MURDO FRASER and DAVID MUNDEL

I have had some fun on Twitter over Murdo Fraser’s plan for a new Scottish Greed and Privilege party -

moridura Peter Curran

Murdo Fraser's New Unionism sounds a bit New Labour-ish. Could he not have called it New Imperialism? New Jingoism? NeoConism? Naechanceism?

moridura Peter Curran

Murdo Fraser will outline plans to "kill independence" and "break the SNP" at his campaign launch next week. Who, the Tories? Aye, right …

 

However, Rosanna Cunningham calls for due seriousness, in case he is on the ‘right’ lines, to coin a phrase. David Mundel, on BBC News today, looking even more rabbit-in-the-headlights than usual over a grainy, out of synch link from Skype, clearly doesn’t like Murdo’s big idea. The virtual death of his party is as nothing to him compared to the fact that, as the sole Scottish Tory MP in Westminster from a party contemptuously rejected by Scots, he nonetheless is taken seriously by the big boys, and thinks he plays a significant role in government.

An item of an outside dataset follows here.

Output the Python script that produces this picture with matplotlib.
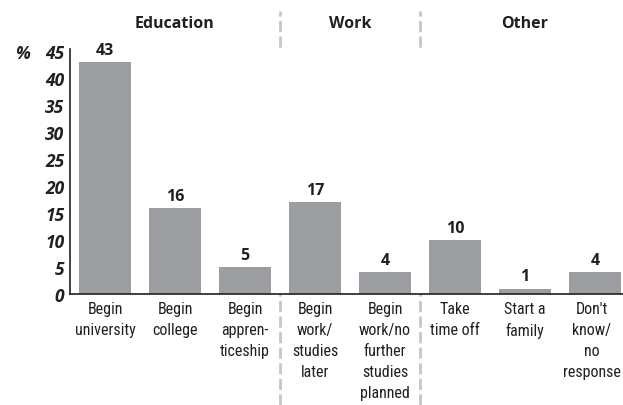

I have always found David Mundel to be faintly risible, and he did nothing to dispel this today. Quotes -

Membership of the Union ---- is a very strong suit in our armour ---“

A new party is not a silver bullet that turns the problems round …”

Wearing a suit under your armour is not to be recommended, David, although if anyone can carry it off, you could. Silver bullets are for killing werewolves, and they were used to great effect in recent years at the ballot box to kill off a great threat to the Scottish people, namely, the Scottish Tories.

Back to Scottish Labour, who, if the Glasgow SNP can get their act together, will face a hail of silver bullets at the 2012 local elections. Murdo Fraser’s New Unionism leaves the way clear for Scottish Labour to re-brand itself as The Scottish Labour and Unionist Party, under the leadership of one or another of the carpetbagging hacks from Westminster. The name change would simply formalise things, for this is what they have been for some time now.

For those not versed in American history, the carpetbaggers were cynical and opportunistic politicians who move from the North to exploit the South. Labour is busy reversing the compass in this respect.